Technical ML Choice: Random Forest vs. Gradient-Boosted Trees for Large-Scale Binary Classification
Problem Setup
You need to choose between a Random Forest (RF) and a Gradient-Boosted Trees model (GBT; e.g., LightGBM/XGBoost) for a production binary classifier with the following characteristics:
-
Data: 1,000,000 rows; 200 features (≈70% numeric, ≈30% categorical; some categorical features have high cardinality > 1,000)
-
Missingness: ≈20% values missing
-
Class imbalance: ≈1:50 positive-to-negative ratio
-
Label noise: moderate (≈5–10% flipped labels)
-
Feature correlations: strong
-
Constraints: strict online prediction latency ≤ 20 ms per example
-
Resources: training budget 60 minutes on 16 vCPU, 64 GB RAM
-
Restrictions: no deep learning
Answer all parts precisely:
-
Select RF or GBT for production and justify using bias–variance trade-offs, robustness to label noise/outliers, interaction modeling capacity, and stability under correlated features.

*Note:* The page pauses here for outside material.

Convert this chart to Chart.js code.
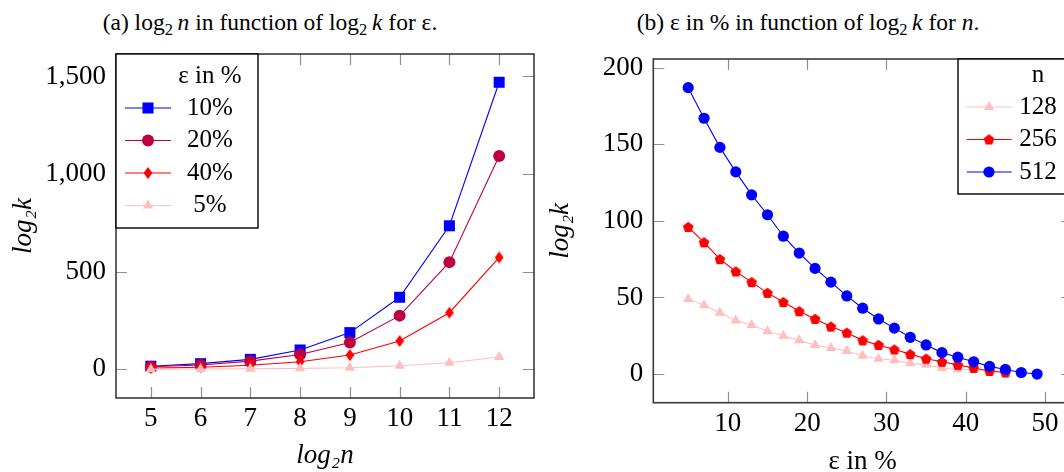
<!DOCTYPE html>
<html><head><meta charset="utf-8">
<script src="https://cdn.jsdelivr.net/npm/chart.js@4.4.1/dist/chart.umd.min.js"></script>
<style>
html,body{margin:0;padding:0;background:#fff;overflow:hidden;width:1064px;height:472px;}
#wrap{position:relative;width:1064px;height:472px;overflow:hidden;}
canvas{position:absolute;top:0;}
.ttl{position:absolute;top:11px;font-family:"Liberation Serif",serif;font-size:23.5px;white-space:nowrap;transform:translateX(-50%);line-height:1;color:#000;}
.ttl sub{font-size:70%;vertical-align:-0.3em;line-height:0;}
</style></head><body>
<div id="wrap">
<div class="ttl" style="left:270px">(a) log<sub>2</sub>&#8201;<i>n</i> in function of log<sub>2</sub>&#8201;<i>k</i> for ε.</div>
<div class="ttl" style="left:808px">(b) ε in % in function of log<sub>2</sub>&#8201;<i>k</i> for <i>n</i>.</div>
<canvas id="c1" width="545" height="472" style="left:0"></canvas>
<canvas id="c2" width="545" height="472" style="left:545px"></canvas>
</div>
<script>
// ---------- data: chart (a) ----------
const log2n = [5, 6, 7, 8, 9, 10, 11, 12];
const eps10 = [16, 29, 51, 99, 188, 369, 735, 1470];
const eps20 = [13, 22, 42, 76, 137, 275, 549, 1092];
const eps40 = [6, 11, 21, 39, 73, 145, 290, 573];
const eps5  = [1, 2, 3, 5, 8, 18, 34, 63];
const xTicksA = [5, 6, 7, 8, 9, 10, 11, 12];
const yTicksA = [0, 500, 1000, 1500];
const legendTitleA = 'ε in %';
const seriesNamesA = ['10%', '20%', '40%', '5%'];

// ---------- data: chart (b) ----------
const epsPct = [5, 7, 9, 11, 13, 15, 17, 19, 21, 23, 25, 27, 29, 31, 33, 35, 37, 39, 41, 43, 45, 47, 49];
const n512 = [187, 167, 148, 132, 117, 104, 90, 79, 69, 60, 51, 43, 36, 30, 24, 19, 14, 11, 8, 5, 3, 1, 0];
const n256 = [96, 86, 75, 67, 60, 53, 47, 41, 36, 31, 27, 22, 19, 16, 13, 10, 8, 6, 4, 2, 1];
const n128 = [49, 45, 40, 35, 32, 28, 25, 22, 19, 17, 15, 12, 10, 9, 7, 6, 4, 3, 3, 2, 1];
const xTicksB = [10, 20, 30, 40, 50];
const yTicksB = [0, 50, 100, 150, 200];
const legendTitleB = 'n';
const seriesNamesB = ['128', '256', '512'];

// ---------- styles ----------
const BLUE = '#0000ff', PURPLE = '#bf0040', RED = '#ff0000', PINK = '#ffbfbf';
const FONT = '"Liberation Serif", "Times New Roman", serif';

function mk(w, h, draw) { const c = document.createElement('canvas'); c.width = w; c.height = h; draw(c.getContext('2d')); return c; }
const diamond = mk(10, 14, g => { g.fillStyle = RED; g.beginPath(); g.moveTo(5, 1); g.lineTo(9.4, 7); g.lineTo(5, 13); g.lineTo(0.6, 7); g.closePath(); g.fill(); });
const pentagon = mk(12, 12, g => {
  g.fillStyle = RED; g.beginPath();
  for (let k = 0; k < 5; k++) { const a = -Math.PI / 2 + k * 2 * Math.PI / 5; const px = 6 + 5.6 * Math.cos(a), py = 6.4 + 5.6 * Math.sin(a); k ? g.lineTo(px, py) : g.moveTo(px, py); }
  g.closePath(); g.fill();
});

function pts(xs, ys) { return ys.map((v, i) => ({ x: xs[i], y: v })); }
function ds(label, data, color, style, r, order) {
  return { label, data, borderColor: color, backgroundColor: color, borderWidth: 1.1,
    pointStyle: style, pointRadius: r, pointHoverRadius: r, pointBackgroundColor: color,
    pointBorderColor: color, pointBorderWidth: 0, tension: 0, order, clip: 8 };
}

const frame = {
  id: 'frame',
  beforeDatasetsDraw(chart) {
    const { ctx, chartArea: a, scales: { x, y } } = chart;
    ctx.save();
    ctx.strokeStyle = '#8f8f8f'; ctx.lineWidth = 1.2; ctx.beginPath();
    const L = 11;
    x.ticks.forEach(t => { const p = Math.round(x.getPixelForValue(t.value)) + 0.5;
      ctx.moveTo(p, a.bottom); ctx.lineTo(p, a.bottom - L); ctx.moveTo(p, a.top); ctx.lineTo(p, a.top + L); });
    y.ticks.forEach(t => { const p = Math.round(y.getPixelForValue(t.value)) + 0.5;
      ctx.moveTo(a.left, p); ctx.lineTo(a.left + L, p); ctx.moveTo(a.right, p); ctx.lineTo(a.right - L, p); });
    ctx.stroke();
    ctx.strokeStyle = '#3a3a3a'; ctx.lineWidth = 1.6;
    ctx.strokeRect(a.left, a.top, a.right - a.left, a.bottom - a.top);
    ctx.restore();
  }
};

const pgfLegend = {
  id: 'pgfLegend',
  afterDatasetsDraw(chart, args, o) {
    const { ctx, chartArea: a } = chart;
    const bx = o.anchor === 'left' ? a.left : a.right - o.offsetRight;
    const by = a.top;
    ctx.save();
    ctx.fillStyle = '#fff'; ctx.fillRect(bx, by, o.w, o.h);
    ctx.strokeStyle = '#000'; ctx.lineWidth = 1.4; ctx.strokeRect(bx, by, o.w, o.h);
    ctx.font = o.fontSize + 'px ' + FONT; ctx.fillStyle = '#000';
    ctx.textAlign = 'center'; ctx.textBaseline = 'middle';
    ctx.fillText(o.title, bx + o.textX, by + o.titleY);
    chart.data.datasets.forEach((d, i) => {
      const yy = by + o.firstY + i * o.step;
      ctx.strokeStyle = d.borderColor; ctx.lineWidth = 1.1;
      ctx.beginPath(); ctx.moveTo(bx + o.lineX1, yy); ctx.lineTo(bx + o.lineX2, yy); ctx.stroke();
      ctx.fillStyle = d.pointBackgroundColor;
      Chart.helpers.drawPoint(ctx, { pointStyle: d.pointStyle, radius: d.pointRadius, rotation: 0, borderWidth: 0 }, bx + o.markX, yy);
      ctx.fillStyle = '#000';
      ctx.fillText(d.label, bx + o.textX, yy);
    });
    ctx.restore();
  }
};

const tickFont = { family: FONT, size: 27 };
const italicFont = { family: FONT, size: 27, style: 'italic' };
const uprightFont = { family: FONT, size: 27 };

function baseScales(xmin, xmax, ymin, ymax, xt, yt, yw, xh, xtitle, ytitle, fmt, xtPad, ytPad, xtFont) {
  return {
    x: { type: 'linear', min: xmin, max: xmax,
      afterBuildTicks: s => { s.ticks = xt.map(v => ({ value: v })); },
      afterFit: s => { s.height = xh; },
      grid: { display: false, drawTicks: false }, border: { display: false },
      ticks: { font: tickFont, color: '#000', padding: 5, maxRotation: 0, autoSkip: false },
      title: { display: true, text: xtitle, font: xtFont, color: '#000', padding: xtPad } },
    y: { type: 'linear', min: ymin, max: ymax,
      afterBuildTicks: s => { s.ticks = yt.map(v => ({ value: v })); },
      afterFit: s => { s.width = yw; },
      grid: { display: false, drawTicks: false }, border: { display: false },
      ticks: { font: tickFont, color: '#000', padding: 10, autoSkip: false, callback: fmt },
      title: { display: true, text: ytitle, font: italicFont, color: '#000', padding: ytPad } }
  };
}

new Chart(document.getElementById('c1'), {
  type: 'line',
  data: { datasets: [
    ds(seriesNamesA[0], pts(log2n, eps10), BLUE, 'rect', 7.8, 4),
    ds(seriesNamesA[1], pts(log2n, eps20), PURPLE, 'circle', 6, 3),
    ds(seriesNamesA[2], pts(log2n, eps40), RED, diamond, 6, 2),
    ds(seriesNamesA[3], pts(log2n, eps5), PINK, 'triangle', 6, 1)
  ] },
  options: {
    responsive: false, animation: false, events: [],
    layout: { padding: { top: 54, right: 11, left: 0, bottom: 0 } },
    scales: baseScales(4.3, 12.7, -146.8, 1614.8, xTicksA, yTicksA, 116, 74, 'log₂n', 'log₂k',
      v => v.toLocaleString('en-US'), { top: 0, bottom: 0 }, { top: 8, bottom: 0 }, italicFont),
    plugins: { legend: { display: false }, tooltip: { enabled: false },
      pgfLegend: { anchor: 'left', w: 142, h: 174, title: legendTitleA, fontSize: 25, textX: 94, titleY: 22,
        firstY: 54, step: 32.5, lineX1: 9, lineX2: 55, markX: 32 } }
  },
  plugins: [frame, pgfLegend]
});

new Chart(document.getElementById('c2'), {
  type: 'line',
  data: { datasets: [
    ds(seriesNamesB[0], pts(epsPct, n128), PINK, 'triangle', 6, 3),
    ds(seriesNamesB[1], pts(epsPct, n256), RED, pentagon, 6, 2),
    ds(seriesNamesB[2], pts(epsPct, n512), BLUE, 'circle', 5.6, 1)
  ] },
  options: {
    responsive: false, animation: false, events: [],
    layout: { padding: { top: 59, right: 18, left: 0, bottom: 0 } },
    scales: baseScales(0.6, 53.4, -18.7, 205.7, xTicksB, yTicksB, 108.3, 69.3, 'ε in %', 'log₂k',
      v => String(v), { top: 0, bottom: -6 }, { top: 0, bottom: 0 }, uprightFont),
    plugins: { legend: { display: false }, tooltip: { enabled: false },
      pgfLegend: { anchor: 'right', offsetRight: 114, w: 140, h: 135, title: legendTitleB, fontSize: 25, textX: 80, titleY: 16,
        firstY: 48, step: 32.5, lineX1: 8.7, lineX2: 53.7, markX: 31 } }
  },
  plugins: [frame, pgfLegend]
});
</script>
</body></html>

Specify key risks of your choice.
-
List concrete starting hyperparameters and ranges you would tune for both models (RF: n_estimators, max_depth, max_features, min_samples_leaf, class_weight; GBT: learning_rate, n_estimators, max_depth or num_leaves, subsample, colsample_bytree, min_child_samples, reg_alpha, reg_lambda, scale_pos_weight). Explain expected effects on bias/variance and latency.
-
Describe how you will encode categorical features (e.g., target encoding with out-of-fold scheme, one-hot, hashing, or native categorical handling) while preventing leakage and preserving latency; include your plan for high-cardinality features.
-
Explain your strategy for class imbalance (class weights vs. sampling vs. loss weighting) and how you will pick the primary metric (e.g., PR-AUC vs. ROC-AUC) and threshold. Include calibration plans (Platt vs. isotonic) and how to validate calibration.
-
Outline a 60-minute experiment plan: data split protocol (time-aware or stratified K-fold), feature preprocessing, tuning schedule (coarse-to-fine with early stopping for GBT, OOB-based sanity checks for RF), and guardrails to detect leakage. Provide a minute-by-minute or staged budget and a fallback path if training overruns.
-
Identify scenarios where RF would likely outperform GBT and vice versa for this dataset. Include how missing value handling, monotonic constraints, correlated features, and distribution shift affect your decision.
-
Specify how you will produce and validate feature importances (permutation vs. gain), partial dependence/ICE checks, and SHAP analyses, noting pitfalls under correlation and leakage. Finally, detail how you will meet the 20 ms latency budget at inference (e.g., tree depth limits, model compression, batching).